- [TASK OBJECTIVE]
Return nothing but the lines from the one with "Recreate this image" through the one with "var timeArrowTop = [[476, -19], [562, -19]]" in the data below, word for word and without pictures.

- [DATA SHOWN]
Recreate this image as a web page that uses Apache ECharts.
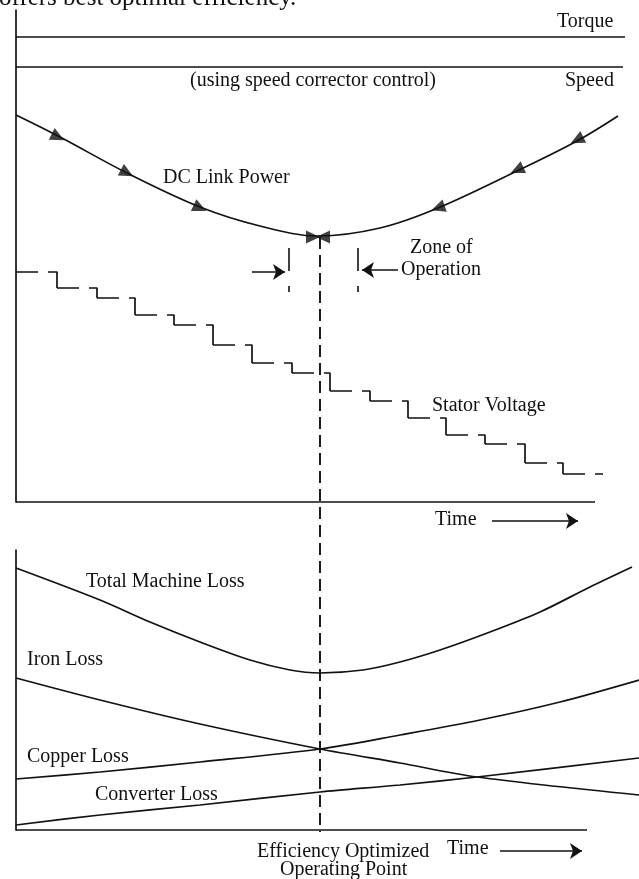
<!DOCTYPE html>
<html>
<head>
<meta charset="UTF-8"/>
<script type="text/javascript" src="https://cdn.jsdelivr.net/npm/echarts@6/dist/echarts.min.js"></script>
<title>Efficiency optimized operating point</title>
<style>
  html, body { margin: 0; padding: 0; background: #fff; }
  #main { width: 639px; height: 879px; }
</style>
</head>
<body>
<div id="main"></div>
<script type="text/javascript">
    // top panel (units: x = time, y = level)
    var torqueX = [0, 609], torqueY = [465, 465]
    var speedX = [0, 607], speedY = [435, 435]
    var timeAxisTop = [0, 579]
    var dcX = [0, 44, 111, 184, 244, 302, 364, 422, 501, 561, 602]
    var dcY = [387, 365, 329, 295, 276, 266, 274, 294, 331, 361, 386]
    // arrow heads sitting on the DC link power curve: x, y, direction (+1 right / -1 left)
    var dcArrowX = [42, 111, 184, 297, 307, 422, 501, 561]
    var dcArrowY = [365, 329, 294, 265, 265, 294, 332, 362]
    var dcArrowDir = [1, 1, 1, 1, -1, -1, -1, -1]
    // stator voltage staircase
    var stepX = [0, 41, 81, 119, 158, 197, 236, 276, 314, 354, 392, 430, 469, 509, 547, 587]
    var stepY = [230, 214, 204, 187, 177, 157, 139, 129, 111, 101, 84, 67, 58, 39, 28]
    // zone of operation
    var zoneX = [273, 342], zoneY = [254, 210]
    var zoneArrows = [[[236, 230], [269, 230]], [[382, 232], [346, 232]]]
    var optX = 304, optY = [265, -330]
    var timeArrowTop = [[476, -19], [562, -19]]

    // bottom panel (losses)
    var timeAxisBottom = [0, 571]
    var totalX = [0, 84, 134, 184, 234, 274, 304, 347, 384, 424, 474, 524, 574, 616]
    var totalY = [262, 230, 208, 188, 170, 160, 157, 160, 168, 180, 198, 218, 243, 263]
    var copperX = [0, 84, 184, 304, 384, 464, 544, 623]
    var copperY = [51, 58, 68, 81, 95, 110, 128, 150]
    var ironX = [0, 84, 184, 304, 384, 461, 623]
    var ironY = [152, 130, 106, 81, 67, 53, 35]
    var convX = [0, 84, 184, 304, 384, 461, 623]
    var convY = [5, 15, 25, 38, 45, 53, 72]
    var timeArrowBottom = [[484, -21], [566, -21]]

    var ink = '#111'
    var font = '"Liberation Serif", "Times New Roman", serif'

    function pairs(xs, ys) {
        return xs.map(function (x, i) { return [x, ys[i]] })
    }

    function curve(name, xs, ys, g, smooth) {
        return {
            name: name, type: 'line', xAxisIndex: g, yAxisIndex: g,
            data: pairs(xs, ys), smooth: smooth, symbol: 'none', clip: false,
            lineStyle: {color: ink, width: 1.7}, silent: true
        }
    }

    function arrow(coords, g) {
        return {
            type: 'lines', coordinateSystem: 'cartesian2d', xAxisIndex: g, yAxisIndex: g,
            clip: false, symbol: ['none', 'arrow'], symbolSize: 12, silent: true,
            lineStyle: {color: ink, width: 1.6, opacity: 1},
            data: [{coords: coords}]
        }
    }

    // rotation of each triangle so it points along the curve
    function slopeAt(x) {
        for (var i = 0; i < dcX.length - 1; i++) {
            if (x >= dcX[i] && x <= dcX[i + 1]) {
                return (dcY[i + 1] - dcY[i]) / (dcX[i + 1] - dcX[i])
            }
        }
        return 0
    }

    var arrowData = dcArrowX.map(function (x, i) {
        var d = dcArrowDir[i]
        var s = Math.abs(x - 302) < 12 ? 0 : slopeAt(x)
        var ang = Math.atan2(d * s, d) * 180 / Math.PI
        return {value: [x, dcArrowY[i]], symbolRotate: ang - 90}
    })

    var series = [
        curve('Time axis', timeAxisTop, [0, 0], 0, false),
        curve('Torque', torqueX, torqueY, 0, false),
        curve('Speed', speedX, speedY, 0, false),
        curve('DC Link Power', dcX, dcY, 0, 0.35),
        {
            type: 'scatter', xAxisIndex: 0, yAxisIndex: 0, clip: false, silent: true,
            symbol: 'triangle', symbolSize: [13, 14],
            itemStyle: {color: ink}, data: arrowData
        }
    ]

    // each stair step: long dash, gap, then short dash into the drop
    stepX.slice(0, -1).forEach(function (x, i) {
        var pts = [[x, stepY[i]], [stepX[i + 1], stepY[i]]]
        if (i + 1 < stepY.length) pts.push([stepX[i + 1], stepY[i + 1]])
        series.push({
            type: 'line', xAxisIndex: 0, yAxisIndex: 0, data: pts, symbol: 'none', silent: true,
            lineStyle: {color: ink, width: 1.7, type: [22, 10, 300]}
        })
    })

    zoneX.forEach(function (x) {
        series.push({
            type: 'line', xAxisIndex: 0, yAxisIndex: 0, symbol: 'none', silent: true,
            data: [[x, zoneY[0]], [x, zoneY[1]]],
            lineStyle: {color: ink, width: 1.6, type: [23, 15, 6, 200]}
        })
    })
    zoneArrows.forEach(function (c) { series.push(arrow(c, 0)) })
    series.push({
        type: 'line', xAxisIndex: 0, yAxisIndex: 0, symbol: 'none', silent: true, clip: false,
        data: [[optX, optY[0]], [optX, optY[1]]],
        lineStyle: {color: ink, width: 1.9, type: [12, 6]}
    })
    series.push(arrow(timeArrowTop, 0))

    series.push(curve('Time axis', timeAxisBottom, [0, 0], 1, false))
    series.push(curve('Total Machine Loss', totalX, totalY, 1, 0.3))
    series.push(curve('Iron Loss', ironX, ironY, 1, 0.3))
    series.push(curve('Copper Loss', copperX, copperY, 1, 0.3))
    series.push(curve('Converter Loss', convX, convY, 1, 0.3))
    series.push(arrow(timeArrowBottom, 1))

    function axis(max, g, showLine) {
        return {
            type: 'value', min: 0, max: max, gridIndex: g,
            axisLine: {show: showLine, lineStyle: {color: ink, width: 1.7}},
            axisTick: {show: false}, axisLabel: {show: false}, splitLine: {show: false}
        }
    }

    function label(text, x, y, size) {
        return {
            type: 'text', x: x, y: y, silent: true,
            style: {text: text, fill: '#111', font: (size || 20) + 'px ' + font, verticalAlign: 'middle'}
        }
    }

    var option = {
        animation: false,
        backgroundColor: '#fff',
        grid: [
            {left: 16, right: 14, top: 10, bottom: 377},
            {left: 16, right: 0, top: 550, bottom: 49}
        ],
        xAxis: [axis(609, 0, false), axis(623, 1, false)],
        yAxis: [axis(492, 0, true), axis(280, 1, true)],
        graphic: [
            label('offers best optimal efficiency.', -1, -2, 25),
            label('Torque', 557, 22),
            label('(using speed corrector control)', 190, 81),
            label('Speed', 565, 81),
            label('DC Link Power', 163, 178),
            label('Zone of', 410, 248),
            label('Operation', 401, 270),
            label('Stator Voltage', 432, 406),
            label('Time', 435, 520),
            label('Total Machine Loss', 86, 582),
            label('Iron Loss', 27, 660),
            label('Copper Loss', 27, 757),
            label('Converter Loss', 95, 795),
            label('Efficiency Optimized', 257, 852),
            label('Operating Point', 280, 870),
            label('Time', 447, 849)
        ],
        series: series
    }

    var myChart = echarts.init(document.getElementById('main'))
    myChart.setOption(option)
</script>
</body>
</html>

==

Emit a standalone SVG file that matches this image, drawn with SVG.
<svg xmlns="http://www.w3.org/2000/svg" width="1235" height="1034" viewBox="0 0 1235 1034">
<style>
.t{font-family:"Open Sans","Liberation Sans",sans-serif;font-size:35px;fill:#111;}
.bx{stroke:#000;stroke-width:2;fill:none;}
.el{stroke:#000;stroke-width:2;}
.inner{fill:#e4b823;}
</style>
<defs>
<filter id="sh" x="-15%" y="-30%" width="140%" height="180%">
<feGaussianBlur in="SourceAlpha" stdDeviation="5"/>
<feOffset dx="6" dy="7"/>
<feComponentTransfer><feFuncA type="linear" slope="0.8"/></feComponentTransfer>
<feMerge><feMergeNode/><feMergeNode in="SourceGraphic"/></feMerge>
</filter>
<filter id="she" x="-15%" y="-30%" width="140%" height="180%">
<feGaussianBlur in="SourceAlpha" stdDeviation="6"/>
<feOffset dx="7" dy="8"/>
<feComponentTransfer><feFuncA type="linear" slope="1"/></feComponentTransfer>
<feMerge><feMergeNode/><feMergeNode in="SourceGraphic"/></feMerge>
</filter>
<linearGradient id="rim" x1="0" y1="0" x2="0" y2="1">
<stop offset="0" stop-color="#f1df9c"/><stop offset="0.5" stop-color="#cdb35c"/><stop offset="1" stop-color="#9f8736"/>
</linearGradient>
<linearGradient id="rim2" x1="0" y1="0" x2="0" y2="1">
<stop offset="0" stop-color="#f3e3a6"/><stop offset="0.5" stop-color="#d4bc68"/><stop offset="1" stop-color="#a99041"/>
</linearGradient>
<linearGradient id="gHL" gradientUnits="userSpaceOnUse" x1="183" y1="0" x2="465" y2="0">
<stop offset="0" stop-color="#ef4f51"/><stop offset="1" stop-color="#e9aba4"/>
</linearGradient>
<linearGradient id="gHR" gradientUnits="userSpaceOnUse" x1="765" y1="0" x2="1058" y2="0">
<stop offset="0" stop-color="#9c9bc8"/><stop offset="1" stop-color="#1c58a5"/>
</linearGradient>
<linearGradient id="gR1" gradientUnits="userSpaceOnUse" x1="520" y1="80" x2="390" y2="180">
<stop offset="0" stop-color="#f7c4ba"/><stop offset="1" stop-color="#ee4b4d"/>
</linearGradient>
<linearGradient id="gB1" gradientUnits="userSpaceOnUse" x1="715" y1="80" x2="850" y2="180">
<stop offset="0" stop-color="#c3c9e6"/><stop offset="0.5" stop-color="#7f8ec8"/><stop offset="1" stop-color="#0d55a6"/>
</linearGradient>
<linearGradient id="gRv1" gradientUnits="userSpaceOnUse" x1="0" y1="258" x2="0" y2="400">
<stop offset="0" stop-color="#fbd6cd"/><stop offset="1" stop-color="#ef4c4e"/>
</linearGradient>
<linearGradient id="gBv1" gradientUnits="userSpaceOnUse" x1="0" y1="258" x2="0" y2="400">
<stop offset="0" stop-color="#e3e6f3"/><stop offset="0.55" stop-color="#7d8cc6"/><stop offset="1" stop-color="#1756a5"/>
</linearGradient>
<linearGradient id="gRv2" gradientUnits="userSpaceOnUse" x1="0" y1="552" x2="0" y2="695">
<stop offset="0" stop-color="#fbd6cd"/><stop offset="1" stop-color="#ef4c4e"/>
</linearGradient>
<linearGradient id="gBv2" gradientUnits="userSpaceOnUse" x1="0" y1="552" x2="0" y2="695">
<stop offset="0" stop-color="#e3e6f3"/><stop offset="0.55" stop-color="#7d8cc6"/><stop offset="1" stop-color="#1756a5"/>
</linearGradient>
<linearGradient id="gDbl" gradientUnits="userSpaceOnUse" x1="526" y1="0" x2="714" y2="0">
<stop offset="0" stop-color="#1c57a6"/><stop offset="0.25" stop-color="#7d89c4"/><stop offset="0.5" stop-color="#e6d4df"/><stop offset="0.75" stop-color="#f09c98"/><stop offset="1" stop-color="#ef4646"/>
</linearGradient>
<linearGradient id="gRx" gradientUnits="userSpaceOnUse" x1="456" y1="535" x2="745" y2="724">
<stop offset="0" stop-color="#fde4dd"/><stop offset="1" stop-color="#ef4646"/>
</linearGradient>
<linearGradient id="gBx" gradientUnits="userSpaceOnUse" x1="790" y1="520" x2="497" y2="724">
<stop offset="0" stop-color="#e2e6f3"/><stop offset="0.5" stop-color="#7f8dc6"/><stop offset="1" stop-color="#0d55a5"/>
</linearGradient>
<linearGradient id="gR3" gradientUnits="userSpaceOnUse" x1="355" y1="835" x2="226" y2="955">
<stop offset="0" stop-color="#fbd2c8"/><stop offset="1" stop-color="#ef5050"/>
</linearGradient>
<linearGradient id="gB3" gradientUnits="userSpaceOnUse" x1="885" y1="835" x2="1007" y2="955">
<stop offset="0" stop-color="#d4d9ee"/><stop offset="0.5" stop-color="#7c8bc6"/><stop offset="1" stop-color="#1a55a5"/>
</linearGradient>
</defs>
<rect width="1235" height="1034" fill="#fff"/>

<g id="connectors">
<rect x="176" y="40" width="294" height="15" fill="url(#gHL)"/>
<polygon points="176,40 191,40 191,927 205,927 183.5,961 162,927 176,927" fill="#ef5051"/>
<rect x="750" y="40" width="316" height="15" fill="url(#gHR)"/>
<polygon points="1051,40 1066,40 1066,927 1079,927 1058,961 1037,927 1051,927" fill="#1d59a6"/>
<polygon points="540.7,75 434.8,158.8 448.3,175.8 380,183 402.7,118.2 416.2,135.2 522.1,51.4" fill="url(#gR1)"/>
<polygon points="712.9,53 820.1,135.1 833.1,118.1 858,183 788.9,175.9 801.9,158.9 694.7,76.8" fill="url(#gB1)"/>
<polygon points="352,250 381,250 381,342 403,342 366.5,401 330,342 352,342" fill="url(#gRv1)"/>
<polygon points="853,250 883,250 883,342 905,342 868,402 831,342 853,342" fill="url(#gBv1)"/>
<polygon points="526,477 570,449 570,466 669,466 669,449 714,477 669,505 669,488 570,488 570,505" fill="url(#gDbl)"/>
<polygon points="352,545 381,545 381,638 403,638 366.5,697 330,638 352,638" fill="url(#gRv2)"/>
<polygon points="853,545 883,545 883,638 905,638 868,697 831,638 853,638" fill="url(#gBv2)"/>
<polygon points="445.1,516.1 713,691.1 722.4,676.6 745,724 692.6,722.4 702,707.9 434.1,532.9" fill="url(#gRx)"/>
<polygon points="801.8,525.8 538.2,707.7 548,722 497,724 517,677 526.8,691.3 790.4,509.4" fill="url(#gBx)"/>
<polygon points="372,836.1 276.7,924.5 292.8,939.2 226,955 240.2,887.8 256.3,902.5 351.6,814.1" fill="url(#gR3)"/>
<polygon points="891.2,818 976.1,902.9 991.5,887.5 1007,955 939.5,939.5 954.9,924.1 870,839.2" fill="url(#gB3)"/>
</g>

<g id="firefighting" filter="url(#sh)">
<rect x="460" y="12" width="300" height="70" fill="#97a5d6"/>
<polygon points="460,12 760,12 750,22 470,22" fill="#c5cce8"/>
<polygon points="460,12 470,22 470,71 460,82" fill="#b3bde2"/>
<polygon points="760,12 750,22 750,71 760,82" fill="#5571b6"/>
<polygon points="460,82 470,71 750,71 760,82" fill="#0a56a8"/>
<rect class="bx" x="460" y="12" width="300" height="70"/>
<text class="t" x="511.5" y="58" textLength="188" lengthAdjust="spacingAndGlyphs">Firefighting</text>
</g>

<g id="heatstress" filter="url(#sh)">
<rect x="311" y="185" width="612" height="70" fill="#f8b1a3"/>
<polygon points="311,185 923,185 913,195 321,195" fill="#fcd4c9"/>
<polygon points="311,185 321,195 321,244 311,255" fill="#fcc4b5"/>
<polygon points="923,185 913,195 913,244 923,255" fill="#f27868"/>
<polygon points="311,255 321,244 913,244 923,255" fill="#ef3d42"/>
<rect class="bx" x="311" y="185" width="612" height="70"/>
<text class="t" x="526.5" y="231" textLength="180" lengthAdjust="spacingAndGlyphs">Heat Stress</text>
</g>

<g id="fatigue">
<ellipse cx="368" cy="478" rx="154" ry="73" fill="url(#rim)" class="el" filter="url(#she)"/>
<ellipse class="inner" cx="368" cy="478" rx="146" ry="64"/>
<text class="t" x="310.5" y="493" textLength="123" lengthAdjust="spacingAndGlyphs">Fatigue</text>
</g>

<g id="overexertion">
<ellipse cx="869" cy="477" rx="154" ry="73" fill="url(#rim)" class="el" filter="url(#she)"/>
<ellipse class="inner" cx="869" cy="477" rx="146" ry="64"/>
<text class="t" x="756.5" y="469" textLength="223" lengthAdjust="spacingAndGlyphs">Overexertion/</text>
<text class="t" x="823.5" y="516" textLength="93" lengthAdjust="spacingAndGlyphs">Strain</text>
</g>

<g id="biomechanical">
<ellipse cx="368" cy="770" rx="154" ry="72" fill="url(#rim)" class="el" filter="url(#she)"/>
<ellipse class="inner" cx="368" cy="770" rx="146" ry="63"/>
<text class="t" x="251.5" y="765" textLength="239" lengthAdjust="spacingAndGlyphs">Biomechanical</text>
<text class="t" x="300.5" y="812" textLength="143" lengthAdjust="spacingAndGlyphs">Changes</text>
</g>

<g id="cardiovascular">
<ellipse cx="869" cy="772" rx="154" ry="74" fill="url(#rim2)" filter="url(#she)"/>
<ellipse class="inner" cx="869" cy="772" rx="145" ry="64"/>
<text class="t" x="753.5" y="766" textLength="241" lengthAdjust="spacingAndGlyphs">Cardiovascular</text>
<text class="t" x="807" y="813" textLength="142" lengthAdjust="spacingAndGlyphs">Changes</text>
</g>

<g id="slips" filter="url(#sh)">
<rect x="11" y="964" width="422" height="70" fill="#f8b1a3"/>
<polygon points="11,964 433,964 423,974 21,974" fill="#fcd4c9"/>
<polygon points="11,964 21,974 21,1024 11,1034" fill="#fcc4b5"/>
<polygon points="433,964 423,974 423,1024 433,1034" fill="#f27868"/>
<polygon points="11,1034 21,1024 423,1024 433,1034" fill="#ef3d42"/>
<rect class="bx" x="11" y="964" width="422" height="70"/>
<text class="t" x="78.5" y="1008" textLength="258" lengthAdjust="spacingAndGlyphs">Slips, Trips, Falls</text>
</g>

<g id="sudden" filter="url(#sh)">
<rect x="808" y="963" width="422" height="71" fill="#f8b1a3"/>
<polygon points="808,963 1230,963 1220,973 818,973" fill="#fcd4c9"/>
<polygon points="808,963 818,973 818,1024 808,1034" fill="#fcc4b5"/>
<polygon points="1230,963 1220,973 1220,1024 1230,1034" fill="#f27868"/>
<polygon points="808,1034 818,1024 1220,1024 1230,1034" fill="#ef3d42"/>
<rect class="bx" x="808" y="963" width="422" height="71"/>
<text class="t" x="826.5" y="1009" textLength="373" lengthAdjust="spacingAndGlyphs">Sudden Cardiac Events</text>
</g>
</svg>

- [SOLUTION FOR THIS TASK]
Recreate this image as a web page that uses Apache ECharts.
<!DOCTYPE html>
<html>
<head>
<meta charset="UTF-8"/>
<script type="text/javascript" src="https://cdn.jsdelivr.net/npm/echarts@6/dist/echarts.min.js"></script>
<title>Efficiency optimized operating point</title>
<style>
  html, body { margin: 0; padding: 0; background: #fff; }
  #main { width: 639px; height: 879px; }
</style>
</head>
<body>
<div id="main"></div>
<script type="text/javascript">
    // top panel (units: x = time, y = level)
    var torqueX = [0, 609], torqueY = [465, 465]
    var speedX = [0, 607], speedY = [435, 435]
    var timeAxisTop = [0, 579]
    var dcX = [0, 44, 111, 184, 244, 302, 364, 422, 501, 561, 602]
    var dcY = [387, 365, 329, 295, 276, 266, 274, 294, 331, 361, 386]
    // arrow heads sitting on the DC link power curve: x, y, direction (+1 right / -1 left)
    var dcArrowX = [42, 111, 184, 297, 307, 422, 501, 561]
    var dcArrowY = [365, 329, 294, 265, 265, 294, 332, 362]
    var dcArrowDir = [1, 1, 1, 1, -1, -1, -1, -1]
    // stator voltage staircase
    var stepX = [0, 41, 81, 119, 158, 197, 236, 276, 314, 354, 392, 430, 469, 509, 547, 587]
    var stepY = [230, 214, 204, 187, 177, 157, 139, 129, 111, 101, 84, 67, 58, 39, 28]
    // zone of operation
    var zoneX = [273, 342], zoneY = [254, 210]
    var zoneArrows = [[[236, 230], [269, 230]], [[382, 232], [346, 232]]]
    var optX = 304, optY = [265, -330]
    var timeArrowTop = [[476, -19], [562, -19]]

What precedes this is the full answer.